Study Strategies That Work
Because the memorization load is so large, passive reading is rarely enough. The most effective approaches combine several active techniques. Sketching and labeling anatomical structures activates visual, spatial, and motor processing at the same time, making it more effective than simply reviewing diagrams. Three-dimensional anatomy apps let you rotate and explore structures from every angle, which is especially helpful if your lab uses flat images or 2D models.

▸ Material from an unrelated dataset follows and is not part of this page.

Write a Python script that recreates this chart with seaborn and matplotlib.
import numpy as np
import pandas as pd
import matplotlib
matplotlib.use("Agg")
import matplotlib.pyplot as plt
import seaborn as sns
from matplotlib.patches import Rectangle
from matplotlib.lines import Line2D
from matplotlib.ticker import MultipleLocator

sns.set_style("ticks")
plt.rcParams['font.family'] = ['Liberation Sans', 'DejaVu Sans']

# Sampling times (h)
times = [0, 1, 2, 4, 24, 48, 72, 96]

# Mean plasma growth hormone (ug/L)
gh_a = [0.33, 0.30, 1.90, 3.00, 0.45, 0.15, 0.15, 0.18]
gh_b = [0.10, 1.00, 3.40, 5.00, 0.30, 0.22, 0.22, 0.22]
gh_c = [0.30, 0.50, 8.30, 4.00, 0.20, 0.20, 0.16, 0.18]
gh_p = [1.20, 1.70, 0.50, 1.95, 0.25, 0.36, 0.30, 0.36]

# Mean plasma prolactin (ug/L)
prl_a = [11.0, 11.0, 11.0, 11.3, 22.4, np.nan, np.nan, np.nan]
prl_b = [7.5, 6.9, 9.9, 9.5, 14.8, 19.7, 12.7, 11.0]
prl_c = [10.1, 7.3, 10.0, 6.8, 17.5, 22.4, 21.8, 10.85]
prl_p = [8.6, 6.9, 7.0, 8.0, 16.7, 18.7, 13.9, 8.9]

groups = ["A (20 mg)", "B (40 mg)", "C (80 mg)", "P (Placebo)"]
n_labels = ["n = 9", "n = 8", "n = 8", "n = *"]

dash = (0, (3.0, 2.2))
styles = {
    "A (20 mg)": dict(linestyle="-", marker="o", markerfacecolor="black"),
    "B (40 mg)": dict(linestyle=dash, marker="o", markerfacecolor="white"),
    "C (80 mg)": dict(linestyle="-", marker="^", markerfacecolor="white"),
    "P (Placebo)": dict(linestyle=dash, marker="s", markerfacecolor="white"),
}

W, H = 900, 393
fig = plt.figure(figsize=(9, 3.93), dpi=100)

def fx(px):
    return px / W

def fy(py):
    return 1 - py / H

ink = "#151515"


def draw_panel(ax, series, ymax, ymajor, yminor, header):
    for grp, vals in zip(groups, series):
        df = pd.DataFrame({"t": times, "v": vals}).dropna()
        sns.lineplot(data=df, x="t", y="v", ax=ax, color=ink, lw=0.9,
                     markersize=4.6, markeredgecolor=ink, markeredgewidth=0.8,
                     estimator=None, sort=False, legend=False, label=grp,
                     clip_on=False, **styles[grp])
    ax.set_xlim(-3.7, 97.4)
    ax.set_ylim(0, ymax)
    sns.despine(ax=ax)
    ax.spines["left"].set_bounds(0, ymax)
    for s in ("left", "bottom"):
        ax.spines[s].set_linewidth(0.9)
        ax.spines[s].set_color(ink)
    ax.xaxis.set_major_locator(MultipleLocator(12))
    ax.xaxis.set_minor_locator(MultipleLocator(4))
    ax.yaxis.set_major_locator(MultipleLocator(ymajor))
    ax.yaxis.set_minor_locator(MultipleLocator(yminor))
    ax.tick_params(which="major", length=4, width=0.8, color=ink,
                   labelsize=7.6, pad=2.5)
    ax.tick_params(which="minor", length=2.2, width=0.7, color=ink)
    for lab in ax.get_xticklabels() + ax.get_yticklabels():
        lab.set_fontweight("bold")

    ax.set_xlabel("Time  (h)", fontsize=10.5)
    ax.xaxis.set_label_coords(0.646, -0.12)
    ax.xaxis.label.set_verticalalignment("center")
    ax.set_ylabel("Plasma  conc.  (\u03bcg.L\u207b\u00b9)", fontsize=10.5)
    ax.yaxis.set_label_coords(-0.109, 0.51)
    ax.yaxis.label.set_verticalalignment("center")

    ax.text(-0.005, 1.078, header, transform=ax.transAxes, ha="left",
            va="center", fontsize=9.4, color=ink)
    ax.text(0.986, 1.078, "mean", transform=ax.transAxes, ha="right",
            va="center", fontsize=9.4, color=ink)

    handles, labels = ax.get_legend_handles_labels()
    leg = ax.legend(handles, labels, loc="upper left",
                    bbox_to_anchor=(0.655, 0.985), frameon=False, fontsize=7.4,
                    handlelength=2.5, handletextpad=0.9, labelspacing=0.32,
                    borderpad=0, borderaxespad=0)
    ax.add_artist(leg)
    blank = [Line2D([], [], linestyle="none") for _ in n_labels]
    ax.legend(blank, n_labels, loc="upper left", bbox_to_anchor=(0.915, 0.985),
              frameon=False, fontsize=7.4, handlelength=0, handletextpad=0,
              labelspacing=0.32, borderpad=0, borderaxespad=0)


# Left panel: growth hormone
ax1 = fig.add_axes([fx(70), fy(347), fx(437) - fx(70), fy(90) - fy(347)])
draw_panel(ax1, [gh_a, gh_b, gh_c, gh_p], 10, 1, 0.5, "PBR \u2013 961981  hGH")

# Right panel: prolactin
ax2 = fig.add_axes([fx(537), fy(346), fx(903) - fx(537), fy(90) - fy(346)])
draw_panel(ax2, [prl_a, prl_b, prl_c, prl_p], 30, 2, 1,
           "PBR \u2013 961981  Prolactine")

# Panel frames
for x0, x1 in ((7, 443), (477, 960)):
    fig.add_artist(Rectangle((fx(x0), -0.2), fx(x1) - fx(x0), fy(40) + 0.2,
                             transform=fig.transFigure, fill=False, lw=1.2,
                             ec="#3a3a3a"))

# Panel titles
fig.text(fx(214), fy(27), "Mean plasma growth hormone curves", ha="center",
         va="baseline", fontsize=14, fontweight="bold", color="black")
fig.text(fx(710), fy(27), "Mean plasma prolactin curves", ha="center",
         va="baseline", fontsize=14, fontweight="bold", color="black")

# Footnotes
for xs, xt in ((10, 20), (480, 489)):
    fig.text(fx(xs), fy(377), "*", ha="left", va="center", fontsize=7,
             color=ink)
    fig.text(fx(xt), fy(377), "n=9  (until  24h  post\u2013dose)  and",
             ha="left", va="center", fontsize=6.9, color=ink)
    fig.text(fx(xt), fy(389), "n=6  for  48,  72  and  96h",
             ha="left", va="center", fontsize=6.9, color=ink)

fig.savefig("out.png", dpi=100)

Mnemonics are a staple of anatomy study. Students create acronyms, rhymes, or absurd mental images to remember lists of structures. The classic mnemonic for the twelve cranial nerves, “Oh, Oh, Oh, To Touch And Feel Very Green Vegetables, AH,” has been passed down through generations of students. For the eight carpal bones of the wrist: “Some Lovers Try Positions That They Can’t Handle.” The most effective mnemonics tend to be ones you create yourself, since the act of building them strengthens the memory.

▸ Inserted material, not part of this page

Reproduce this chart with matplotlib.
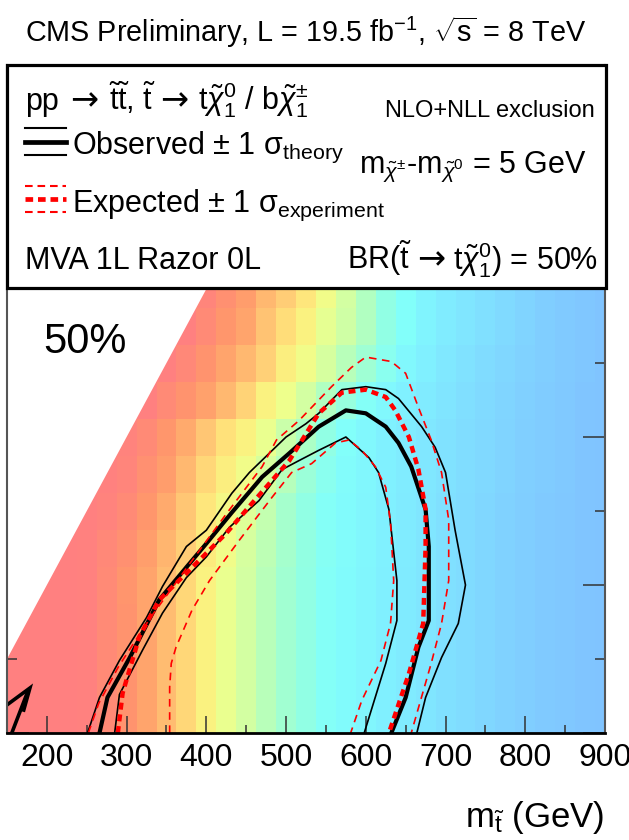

Active recall, testing yourself repeatedly rather than re-reading notes, is one of the most well-supported study methods for this kind of material. Flashcards paired with spaced repetition (reviewing cards at increasing intervals) are far more effective for long-term retention than cramming. The memory palace technique, where you mentally place anatomical facts in familiar locations like rooms in your house and “walk” through them during recall, also works well for sequential lists. Connecting anatomy to physiology, linking a structure to what it does, helps create meaningful associations that stick better than isolated facts.
Who Takes Anatomy
Anatomy is a core requirement for nearly every healthcare training pathway. Among physical therapy programs in the U.S., 97% require at least one anatomy or anatomy and physiology course for admission. Medical, dental, nursing, and physiotherapy programs all build on anatomical knowledge as a foundation. Beyond clinical professions, anatomy coursework is relevant for careers in biomedical research, health education, forensic science, athletic training, and fitness instruction.

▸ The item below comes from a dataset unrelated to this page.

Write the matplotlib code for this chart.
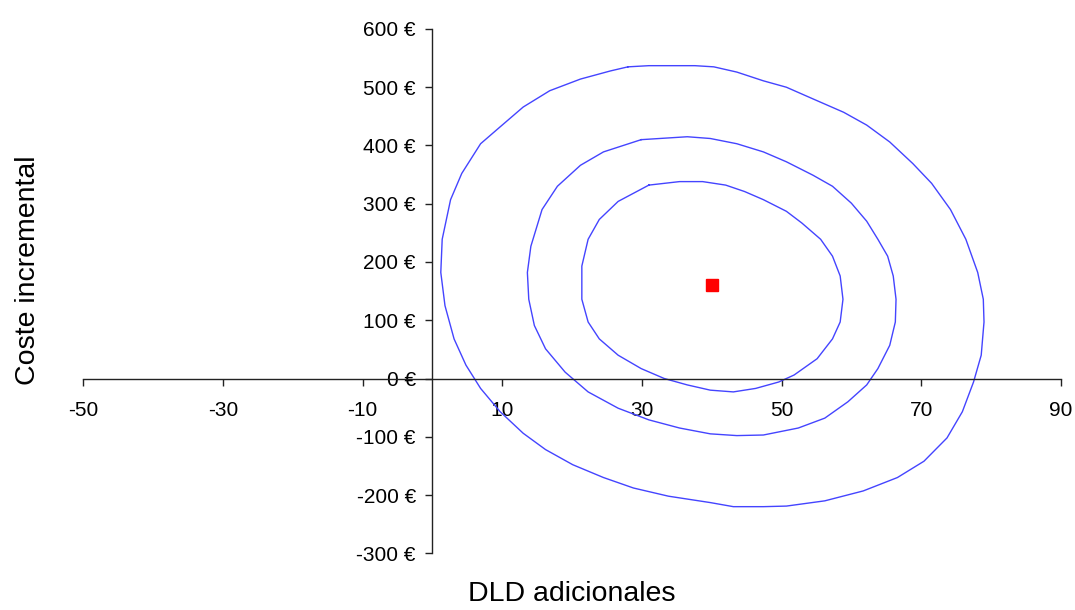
import matplotlib
matplotlib.use('Agg')
import matplotlib.pyplot as plt
from matplotlib.ticker import FuncFormatter

plt.rcParams['font.family'] = ['Liberation Sans', 'DejaVu Sans']
plt.rcParams['axes.unicode_minus'] = False

# punto estimado (DLD, coste)
punto_x = [40]
punto_y = [160]

# contorno exterior
ext_x = [28.0, 31.0, 37.6, 40.3, 43.6, 47.4, 50.7, 54.5, 58.9, 62.2, 65.5, 68.8, 71.5, 74.2, 76.4,
         78.1, 78.9, 79.0, 78.6, 77.5, 75.9, 73.7, 70.4, 66.6, 61.7, 56.2, 50.7, 47.4, 43.1, 39.8,
         33.8, 28.8, 24.5, 20.1, 16.2, 13.0, 9.7, 6.9, 4.8, 3.1, 1.8, 1.2, 1.4, 2.6, 4.2, 6.9, 9.7,
         13.0, 16.8, 21.2, 25.5, 28.0]
ext_y = [535, 537, 537, 535, 526, 511, 500, 480, 457, 435, 406, 369, 335, 290, 239,
         182, 136, 97, 40, -6, -57, -102, -142, -170, -193, -210, -219, -220, -220, -213,
         -202, -188, -170, -148, -122, -94, -57, -17, 23, 68, 125, 182, 239, 307, 352, 403, 432,
         466, 494, 514, 528, 535]

# contorno medio
med_x = [29.9, 36.5, 39.8, 43.6, 47.4, 50.7, 54.5, 57.3, 60.0, 62.2, 63.8, 65.2, 66.0, 66.4, 66.3,
         65.5, 63.8, 62.2, 59.5, 56.2, 52.4, 47.4, 43.6, 39.8, 35.4, 31.0, 26.6, 22.3, 19.0, 16.2,
         14.6, 13.8, 13.6, 14.1, 15.7, 17.9, 21.2, 24.5, 29.9]
med_y = [410, 415, 412, 403, 389, 372, 349, 330, 301, 270, 239, 210, 176, 136, 97,
         57, 17, -11, -40, -68, -85, -97, -98, -95, -85, -71, -51, -23, 11, 51,
         91, 136, 182, 227, 290, 330, 366, 389, 410]

# contorno interior
int_x = [31.0, 35.4, 38.7, 42.0, 44.7, 47.4, 50.7, 52.9, 55.6, 57.3, 58.4, 58.8, 58.4, 57.3, 55.1,
         51.8, 49.6, 46.3, 43.1, 39.8, 36.5, 33.2, 29.9, 26.6, 23.9, 22.3, 21.4, 21.4, 22.3, 23.9,
         26.6, 31.0]
int_y = [332, 338, 338, 332, 321, 307, 287, 267, 239, 210, 176, 136, 97, 68, 34,
         6, -6, -17, -23, -20, -11, 0, 17, 40, 68, 97, 136, 193, 239, 273,
         304, 332]

xticks = [-50, -30, -10, 10, 30, 50, 70, 90]
yticks = [-300, -200, -100, 0, 100, 200, 300, 400, 500, 600]

fig = plt.figure(figsize=(10.75, 6.1), dpi=100)
ax = fig.add_axes([0.0775, 0.093, 0.9093, 0.8595])

azul = '#4444ff'
ax.plot(ext_x, ext_y, color=azul, lw=1.0)
ax.plot(med_x, med_y, color=azul, lw=1.0)
ax.plot(int_x, int_y, color=azul, lw=1.0)
ax.plot(punto_x, punto_y, 's', color='red', ms=9, mec='red')

ax.set_xlim(-50, 90)
ax.set_ylim(-300, 600)
ax.set_xticks(xticks)
ax.set_yticks(yticks)
ax.yaxis.set_major_formatter(FuncFormatter(lambda v, p: '%d €' % v))

ax.spines['left'].set_position(('data', 0))
ax.spines['bottom'].set_position(('data', 0))
ax.spines['top'].set_visible(False)
ax.spines['right'].set_visible(False)
for s in ['left', 'bottom']:
    ax.spines[s].set_color('#222222')
    ax.spines[s].set_linewidth(1.0)

ax.tick_params(axis='x', direction='out', length=5, width=1, color='#222222',
               labelsize=15, pad=11)
ax.tick_params(axis='y', direction='out', length=5, width=1, color='#222222',
               labelsize=15, pad=7)

fig.text(0.532, 0.026, 'DLD adicionales', ha='center', va='center', fontsize=20.5)
fig.text(0.026, 0.557, 'Coste incremental', ha='center', va='center', fontsize=20.5,
         rotation=90)

fig.savefig('out.png', dpi=100)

Prerequisites vary by institution, but most anatomy courses require at least one semester of general biology. Some programs also expect introductory chemistry. At the community college level, prerequisites may be lighter, sometimes just a placement test or a basic biology course. Medical school anatomy courses assume much more background and move at a faster pace, often compressing what undergraduates learn in two semesters into a few intensive weeks.
What to Expect Day to Day
A typical week in an undergraduate anatomy course includes two or three hours of lecture and two to four hours of lab. Lectures cover the theory: where structures are, how they relate to each other, and clinical scenarios that illustrate why it matters. Labs are where you apply that knowledge by identifying structures on physical or digital specimens. Most courses have multiple exams throughout the semester, with lab practicals interspersed between written tests.
The workload is front-loaded with terminology and the skeletal system, then builds in complexity as you move into muscles, nerves, and organs. Students who fall behind in the first few weeks often struggle to catch up because later material assumes fluency with the directional terms and foundational structures covered early on. Staying current with memorization from the start, rather than trying to cram before exams, is the single most common piece of advice from students who’ve been through it.